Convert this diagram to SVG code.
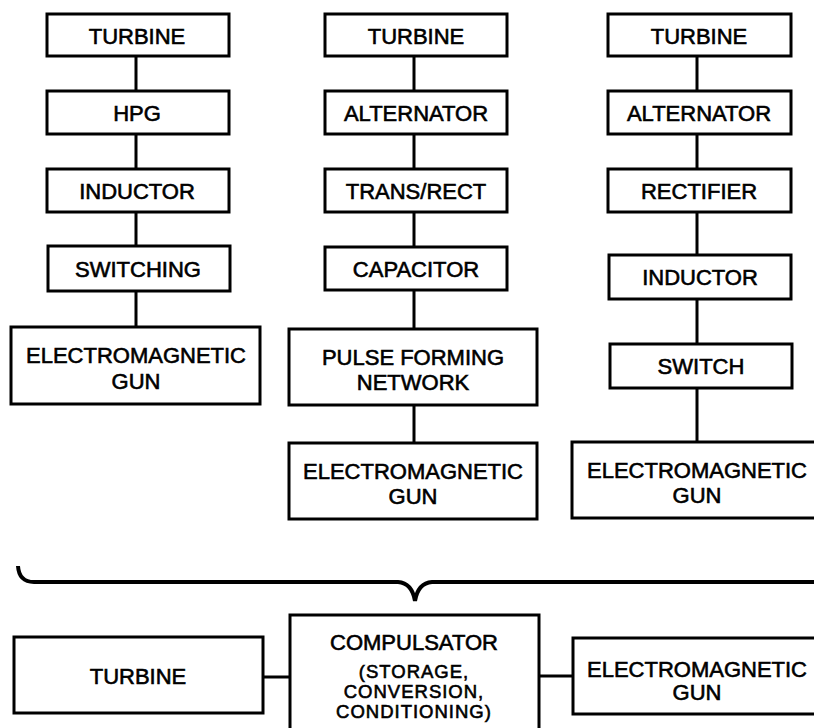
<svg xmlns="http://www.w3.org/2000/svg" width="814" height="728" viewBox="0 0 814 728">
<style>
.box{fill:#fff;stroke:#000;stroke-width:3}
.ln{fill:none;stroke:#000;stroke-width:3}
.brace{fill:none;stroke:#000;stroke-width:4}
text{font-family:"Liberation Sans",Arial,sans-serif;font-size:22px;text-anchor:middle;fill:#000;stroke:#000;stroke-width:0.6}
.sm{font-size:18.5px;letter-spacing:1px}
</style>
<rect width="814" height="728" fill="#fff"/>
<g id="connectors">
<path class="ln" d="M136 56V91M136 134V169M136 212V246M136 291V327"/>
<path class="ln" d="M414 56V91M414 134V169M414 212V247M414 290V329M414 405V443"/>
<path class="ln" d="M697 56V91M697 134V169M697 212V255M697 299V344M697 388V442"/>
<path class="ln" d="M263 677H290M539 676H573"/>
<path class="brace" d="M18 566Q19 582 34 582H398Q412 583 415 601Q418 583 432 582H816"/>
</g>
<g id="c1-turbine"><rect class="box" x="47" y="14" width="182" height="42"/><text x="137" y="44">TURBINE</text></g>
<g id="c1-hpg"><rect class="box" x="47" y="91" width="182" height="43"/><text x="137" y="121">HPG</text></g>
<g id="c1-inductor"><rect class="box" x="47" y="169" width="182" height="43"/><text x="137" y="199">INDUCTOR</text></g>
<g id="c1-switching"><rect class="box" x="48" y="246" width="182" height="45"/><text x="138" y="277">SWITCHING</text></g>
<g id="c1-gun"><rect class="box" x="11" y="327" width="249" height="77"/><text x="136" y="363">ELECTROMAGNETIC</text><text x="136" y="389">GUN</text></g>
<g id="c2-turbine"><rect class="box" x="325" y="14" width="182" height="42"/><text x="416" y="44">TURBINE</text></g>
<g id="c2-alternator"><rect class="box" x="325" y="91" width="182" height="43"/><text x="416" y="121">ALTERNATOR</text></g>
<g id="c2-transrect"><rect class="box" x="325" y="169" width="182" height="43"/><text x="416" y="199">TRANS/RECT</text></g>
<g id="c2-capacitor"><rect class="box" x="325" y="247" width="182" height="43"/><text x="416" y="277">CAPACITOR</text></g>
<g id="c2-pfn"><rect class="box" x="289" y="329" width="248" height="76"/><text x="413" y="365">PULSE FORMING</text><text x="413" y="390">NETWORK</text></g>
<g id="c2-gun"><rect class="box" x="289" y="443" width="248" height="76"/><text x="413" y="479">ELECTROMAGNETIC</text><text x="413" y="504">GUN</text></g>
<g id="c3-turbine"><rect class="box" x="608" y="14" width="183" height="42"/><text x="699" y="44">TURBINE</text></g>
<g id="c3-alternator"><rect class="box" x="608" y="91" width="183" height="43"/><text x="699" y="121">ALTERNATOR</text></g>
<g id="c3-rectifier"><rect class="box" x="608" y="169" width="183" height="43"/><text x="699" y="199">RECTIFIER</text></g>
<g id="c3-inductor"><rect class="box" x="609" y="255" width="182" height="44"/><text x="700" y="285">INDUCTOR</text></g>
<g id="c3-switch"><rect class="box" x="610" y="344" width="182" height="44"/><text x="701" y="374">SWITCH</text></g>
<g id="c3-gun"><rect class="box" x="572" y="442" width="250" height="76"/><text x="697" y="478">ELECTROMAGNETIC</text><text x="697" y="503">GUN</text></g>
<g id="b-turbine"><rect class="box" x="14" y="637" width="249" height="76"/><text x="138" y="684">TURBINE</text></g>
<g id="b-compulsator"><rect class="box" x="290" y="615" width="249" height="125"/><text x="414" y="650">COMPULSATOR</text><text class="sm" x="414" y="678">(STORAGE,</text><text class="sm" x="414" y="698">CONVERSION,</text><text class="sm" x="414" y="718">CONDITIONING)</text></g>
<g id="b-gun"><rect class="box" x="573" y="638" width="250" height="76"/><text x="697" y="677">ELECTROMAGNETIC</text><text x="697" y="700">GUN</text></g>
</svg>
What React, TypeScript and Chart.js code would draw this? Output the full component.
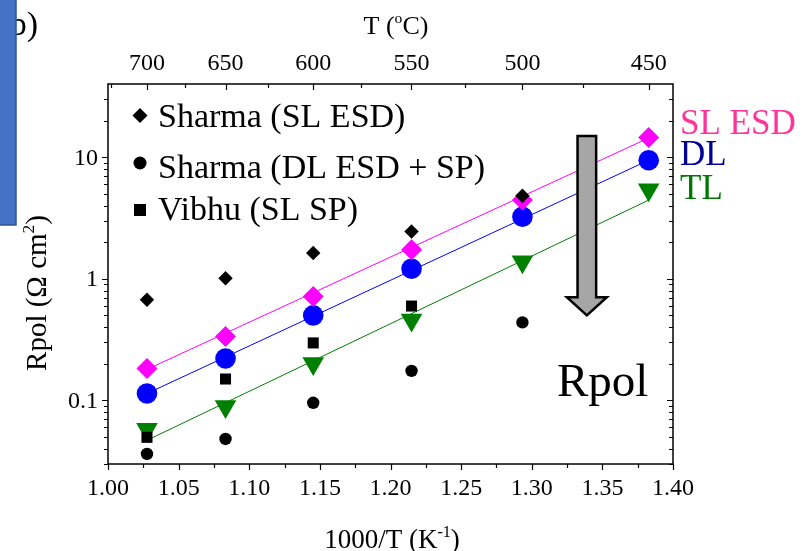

TASK: Output the entries above exactly, without their pictures.

OUTPUT OF THE TASK:
Convert this diagram to SVG code.
<svg xmlns="http://www.w3.org/2000/svg" width="814" height="728" viewBox="0 0 814 728">
<style>
.box{fill:#fff;stroke:#000;stroke-width:3}
.ln{fill:none;stroke:#000;stroke-width:3}
.brace{fill:none;stroke:#000;stroke-width:4}
text{font-family:"Liberation Sans",Arial,sans-serif;font-size:22px;text-anchor:middle;fill:#000;stroke:#000;stroke-width:0.6}
.sm{font-size:18.5px;letter-spacing:1px}
</style>
<rect width="814" height="728" fill="#fff"/>
<g id="connectors">
<path class="ln" d="M136 56V91M136 134V169M136 212V246M136 291V327"/>
<path class="ln" d="M414 56V91M414 134V169M414 212V247M414 290V329M414 405V443"/>
<path class="ln" d="M697 56V91M697 134V169M697 212V255M697 299V344M697 388V442"/>
<path class="ln" d="M263 677H290M539 676H573"/>
<path class="brace" d="M18 566Q19 582 34 582H398Q412 583 415 601Q418 583 432 582H816"/>
</g>
<g id="c1-turbine"><rect class="box" x="47" y="14" width="182" height="42"/><text x="137" y="44">TURBINE</text></g>
<g id="c1-hpg"><rect class="box" x="47" y="91" width="182" height="43"/><text x="137" y="121">HPG</text></g>
<g id="c1-inductor"><rect class="box" x="47" y="169" width="182" height="43"/><text x="137" y="199">INDUCTOR</text></g>
<g id="c1-switching"><rect class="box" x="48" y="246" width="182" height="45"/><text x="138" y="277">SWITCHING</text></g>
<g id="c1-gun"><rect class="box" x="11" y="327" width="249" height="77"/><text x="136" y="363">ELECTROMAGNETIC</text><text x="136" y="389">GUN</text></g>
<g id="c2-turbine"><rect class="box" x="325" y="14" width="182" height="42"/><text x="416" y="44">TURBINE</text></g>
<g id="c2-alternator"><rect class="box" x="325" y="91" width="182" height="43"/><text x="416" y="121">ALTERNATOR</text></g>
<g id="c2-transrect"><rect class="box" x="325" y="169" width="182" height="43"/><text x="416" y="199">TRANS/RECT</text></g>
<g id="c2-capacitor"><rect class="box" x="325" y="247" width="182" height="43"/><text x="416" y="277">CAPACITOR</text></g>
<g id="c2-pfn"><rect class="box" x="289" y="329" width="248" height="76"/><text x="413" y="365">PULSE FORMING</text><text x="413" y="390">NETWORK</text></g>
<g id="c2-gun"><rect class="box" x="289" y="443" width="248" height="76"/><text x="413" y="479">ELECTROMAGNETIC</text><text x="413" y="504">GUN</text></g>
<g id="c3-turbine"><rect class="box" x="608" y="14" width="183" height="42"/><text x="699" y="44">TURBINE</text></g>
<g id="c3-alternator"><rect class="box" x="608" y="91" width="183" height="43"/><text x="699" y="121">ALTERNATOR</text></g>
<g id="c3-rectifier"><rect class="box" x="608" y="169" width="183" height="43"/><text x="699" y="199">RECTIFIER</text></g>
<g id="c3-inductor"><rect class="box" x="609" y="255" width="182" height="44"/><text x="700" y="285">INDUCTOR</text></g>
<g id="c3-switch"><rect class="box" x="610" y="344" width="182" height="44"/><text x="701" y="374">SWITCH</text></g>
<g id="c3-gun"><rect class="box" x="572" y="442" width="250" height="76"/><text x="697" y="478">ELECTROMAGNETIC</text><text x="697" y="503">GUN</text></g>
<g id="b-turbine"><rect class="box" x="14" y="637" width="249" height="76"/><text x="138" y="684">TURBINE</text></g>
<g id="b-compulsator"><rect class="box" x="290" y="615" width="249" height="125"/><text x="414" y="650">COMPULSATOR</text><text class="sm" x="414" y="678">(STORAGE,</text><text class="sm" x="414" y="698">CONVERSION,</text><text class="sm" x="414" y="718">CONDITIONING)</text></g>
<g id="b-gun"><rect class="box" x="573" y="638" width="250" height="76"/><text x="697" y="677">ELECTROMAGNETIC</text><text x="697" y="700">GUN</text></g>
</svg>
What React, TypeScript and Chart.js code would draw this? Output the full component.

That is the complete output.